- [Set exercise]
Without the pictures, copy the entries below word for word.

- [Supplied material]

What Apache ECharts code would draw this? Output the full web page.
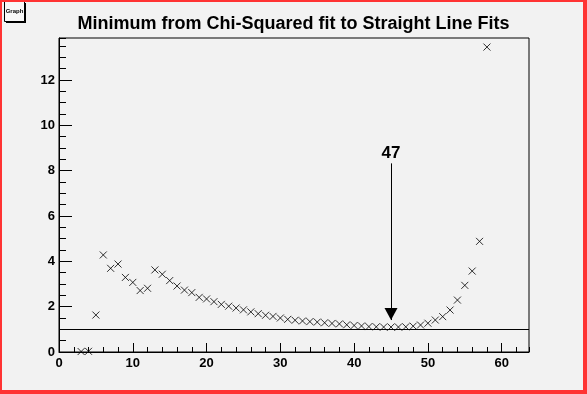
<!DOCTYPE html>
<html>
<head>
<meta charset="utf-8">
<script src="https://cdn.jsdelivr.net/npm/echarts@6/dist/echarts.min.js"></script>
<style>
html,body{margin:0;padding:0;background:#f2f2f2;}
#c{width:587px;height:394px;}
</style>
</head>
<body>
<div id="c"></div>
<script>
// ---- data ----
const titleText = "Minimum from Chi-Squared fit to Straight Line Fits";
const xValues = [3,4,5,6,7,8,9,10,11,12,13,14,15,16,17,18,19,20,21,22,23,24,25,26,27,28,29,30,
  31,32,33,34,35,36,37,38,39,40,41,42,43,44,45,46,47,48,49,50,51,52,53,54,55,56,57,58];
const yValues = [0.02,0.03,1.63,4.28,3.69,3.88,3.29,3.07,2.71,2.81,3.62,3.43,3.15,2.91,2.73,2.62,2.41,2.34,2.22,2.10,
  2.02,1.94,1.86,1.77,1.69,1.62,1.57,1.50,1.44,1.40,1.37,1.34,1.32,1.29,1.26,1.24,1.20,1.17,1.15,1.12,
  1.11,1.10,1.10,1.10,1.11,1.14,1.19,1.27,1.41,1.56,1.85,2.29,2.94,3.57,4.88,13.45];
const refLineY = 1;
const arrowX = 45;
const arrowTopY = 8.32;
const arrowTipY = 1.41;
const arrowLabel = "47";
const xRange = [0, 63.7];
const yRange = [0, 13.85];

const chart = echarts.init(document.getElementById('c'), null, {renderer:'canvas'});
const font = 'Liberation Sans, Arial, Helvetica, sans-serif';
const pts = xValues.map((x,i)=>[x, yValues[i]]);

function xAx(interval, len, showLabel){
  return {type:'value', min:xRange[0], max:xRange[1], interval:interval, position:'bottom',
    axisLine:{show:showLabel, onZero:false, lineStyle:{color:'#000', width:1}},
    axisTick:{show:true, inside:true, length:len, lineStyle:{color:'#000', width:1}},
    axisLabel:{show:showLabel, color:'#000', fontFamily:font, fontWeight:'bold', fontSize:13, margin:5, showMaxLabel:false},
    splitLine:{show:false}};
}
function yAx(interval, len, showLabel){
  return {type:'value', min:yRange[0], max:yRange[1], interval:interval, position:'left',
    axisLine:{show:showLabel, onZero:false, lineStyle:{color:'#000', width:1}},
    axisTick:{show:true, inside:true, length:len, lineStyle:{color:'#000', width:1}},
    axisLabel:{show:showLabel, color:'#000', fontFamily:font, fontWeight:'bold', fontSize:13, margin:4, showMaxLabel:false},
    splitLine:{show:false}};
}

chart.setOption({
  animation:false,
  backgroundColor:'#f2f2f2',
  title:{text:titleText, left:'center', top:15, padding:0,
    textStyle:{fontFamily:font, fontWeight:'bold', fontSize:18, color:'#000'}},
  grid:{left:59, right:58, top:38, bottom:42, show:true, borderColor:'#000', borderWidth:1, backgroundColor:'#f2f2f2'},
  xAxis:[xAx(10,9,true), xAx(2,5,false)],
  yAxis:[yAx(2,13,true), yAx(0.5,7,false)],
  series:[{
    type:'scatter', xAxisIndex:0, yAxisIndex:0,
    data:pts,
    symbol:'path://M0,0L10,10M10,0L0,10',
    symbolSize:7,
    itemStyle:{color:'rgba(0,0,0,0)', borderColor:'#000', borderWidth:1},
    emphasis:{disabled:true},
    markLine:{
      silent:true, animation:false,
      lineStyle:{color:'#000', width:1, type:'solid'},
      label:{show:false},
      emphasis:{disabled:true},
      data:[
        [{coord:[xRange[0], refLineY], symbol:'none'}, {coord:[xRange[1], refLineY], symbol:'none'}],
        [{coord:[arrowX, arrowTopY], symbol:'none',
          label:{show:true, position:'start', formatter:arrowLabel, distance:2, color:'#000', fontFamily:font, fontWeight:'bold', fontSize:17}},
         {coord:[arrowX, arrowTipY], symbol:'triangle', symbolSize:[13,12], symbolOffset:[0,6]}]
      ]
    }
  }],
  graphic:[
    {type:'rect', shape:{x:6, y:3, width:20, height:20}, style:{fill:'#000'}},
    {type:'rect', shape:{x:4.5, y:1.5, width:20, height:20}, style:{fill:'#f8f8f8', stroke:'#000', lineWidth:1}},
    {type:'text', x:14.5, y:11.5, style:{text:'Graph', fontFamily:font, fontWeight:'bold', fontSize:6, fill:'#000', align:'center', verticalAlign:'middle'}},
    {type:'rect', shape:{x:0, y:0, width:2, height:394}, style:{fill:'#ff3333'}},
    {type:'rect', shape:{x:0, y:0, width:587, height:2}, style:{fill:'#ff3333'}},
    {type:'rect', shape:{x:583, y:0, width:4, height:394}, style:{fill:'#ff3333'}},
    {type:'rect', shape:{x:0, y:390, width:587, height:4}, style:{fill:'#ff3333'}}
  ]
});
</script>
</body>
</html>
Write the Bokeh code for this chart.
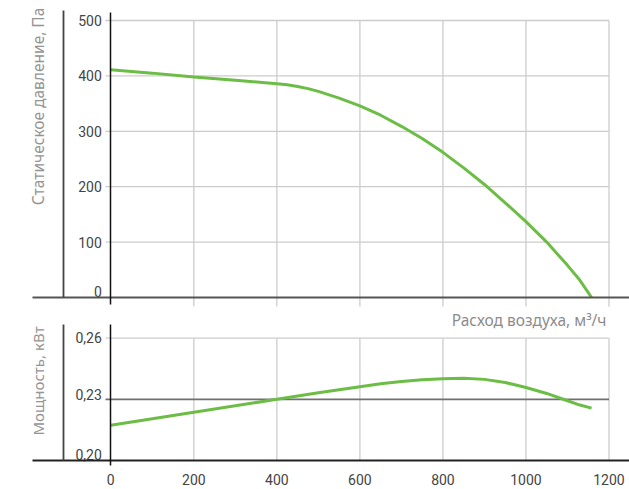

- [Answer for the task]
What Apache ECharts code would draw this? Output the full web page.
<!DOCTYPE html>
<html>
<head>
<meta charset="utf-8">
<script src="https://cdn.jsdelivr.net/npm/echarts@6/dist/echarts.min.js"></script>
<style>
html,body{margin:0;padding:0;background:#f2f2f2;}
#c{width:587px;height:394px;}
</style>
</head>
<body>
<div id="c"></div>
<script>
// ---- data ----
const titleText = "Minimum from Chi-Squared fit to Straight Line Fits";
const xValues = [3,4,5,6,7,8,9,10,11,12,13,14,15,16,17,18,19,20,21,22,23,24,25,26,27,28,29,30,
  31,32,33,34,35,36,37,38,39,40,41,42,43,44,45,46,47,48,49,50,51,52,53,54,55,56,57,58];
const yValues = [0.02,0.03,1.63,4.28,3.69,3.88,3.29,3.07,2.71,2.81,3.62,3.43,3.15,2.91,2.73,2.62,2.41,2.34,2.22,2.10,
  2.02,1.94,1.86,1.77,1.69,1.62,1.57,1.50,1.44,1.40,1.37,1.34,1.32,1.29,1.26,1.24,1.20,1.17,1.15,1.12,
  1.11,1.10,1.10,1.10,1.11,1.14,1.19,1.27,1.41,1.56,1.85,2.29,2.94,3.57,4.88,13.45];
const refLineY = 1;
const arrowX = 45;
const arrowTopY = 8.32;
const arrowTipY = 1.41;
const arrowLabel = "47";
const xRange = [0, 63.7];
const yRange = [0, 13.85];

const chart = echarts.init(document.getElementById('c'), null, {renderer:'canvas'});
const font = 'Liberation Sans, Arial, Helvetica, sans-serif';
const pts = xValues.map((x,i)=>[x, yValues[i]]);

function xAx(interval, len, showLabel){
  return {type:'value', min:xRange[0], max:xRange[1], interval:interval, position:'bottom',
    axisLine:{show:showLabel, onZero:false, lineStyle:{color:'#000', width:1}},
    axisTick:{show:true, inside:true, length:len, lineStyle:{color:'#000', width:1}},
    axisLabel:{show:showLabel, color:'#000', fontFamily:font, fontWeight:'bold', fontSize:13, margin:5, showMaxLabel:false},
    splitLine:{show:false}};
}
function yAx(interval, len, showLabel){
  return {type:'value', min:yRange[0], max:yRange[1], interval:interval, position:'left',
    axisLine:{show:showLabel, onZero:false, lineStyle:{color:'#000', width:1}},
    axisTick:{show:true, inside:true, length:len, lineStyle:{color:'#000', width:1}},
    axisLabel:{show:showLabel, color:'#000', fontFamily:font, fontWeight:'bold', fontSize:13, margin:4, showMaxLabel:false},
    splitLine:{show:false}};
}

chart.setOption({
  animation:false,
  backgroundColor:'#f2f2f2',
  title:{text:titleText, left:'center', top:15, padding:0,
    textStyle:{fontFamily:font, fontWeight:'bold', fontSize:18, color:'#000'}},
  grid:{left:59, right:58, top:38, bottom:42, show:true, borderColor:'#000', borderWidth:1, backgroundColor:'#f2f2f2'},
  xAxis:[xAx(10,9,true), xAx(2,5,false)],
  yAxis:[yAx(2,13,true), yAx(0.5,7,false)],
  series:[{
    type:'scatter', xAxisIndex:0, yAxisIndex:0,
    data:pts,
    symbol:'path://M0,0L10,10M10,0L0,10',
    symbolSize:7,
    itemStyle:{color:'rgba(0,0,0,0)', borderColor:'#000', borderWidth:1},
    emphasis:{disabled:true},
    markLine:{
      silent:true, animation:false,
      lineStyle:{color:'#000', width:1, type:'solid'},
      label:{show:false},
      emphasis:{disabled:true},
      data:[
        [{coord:[xRange[0], refLineY], symbol:'none'}, {coord:[xRange[1], refLineY], symbol:'none'}],
        [{coord:[arrowX, arrowTopY], symbol:'none',
          label:{show:true, position:'start', formatter:arrowLabel, distance:2, color:'#000', fontFamily:font, fontWeight:'bold', fontSize:17}},
         {coord:[arrowX, arrowTipY], symbol:'triangle', symbolSize:[13,12], symbolOffset:[0,6]}]
      ]
    }
  }],
  graphic:[
    {type:'rect', shape:{x:6, y:3, width:20, height:20}, style:{fill:'#000'}},
    {type:'rect', shape:{x:4.5, y:1.5, width:20, height:20}, style:{fill:'#f8f8f8', stroke:'#000', lineWidth:1}},
    {type:'text', x:14.5, y:11.5, style:{text:'Graph', fontFamily:font, fontWeight:'bold', fontSize:6, fill:'#000', align:'center', verticalAlign:'middle'}},
    {type:'rect', shape:{x:0, y:0, width:2, height:394}, style:{fill:'#ff3333'}},
    {type:'rect', shape:{x:0, y:0, width:587, height:2}, style:{fill:'#ff3333'}},
    {type:'rect', shape:{x:583, y:0, width:4, height:394}, style:{fill:'#ff3333'}},
    {type:'rect', shape:{x:0, y:390, width:587, height:4}, style:{fill:'#ff3333'}}
  ]
});
</script>
</body>
</html>
Write the Bokeh code for this chart.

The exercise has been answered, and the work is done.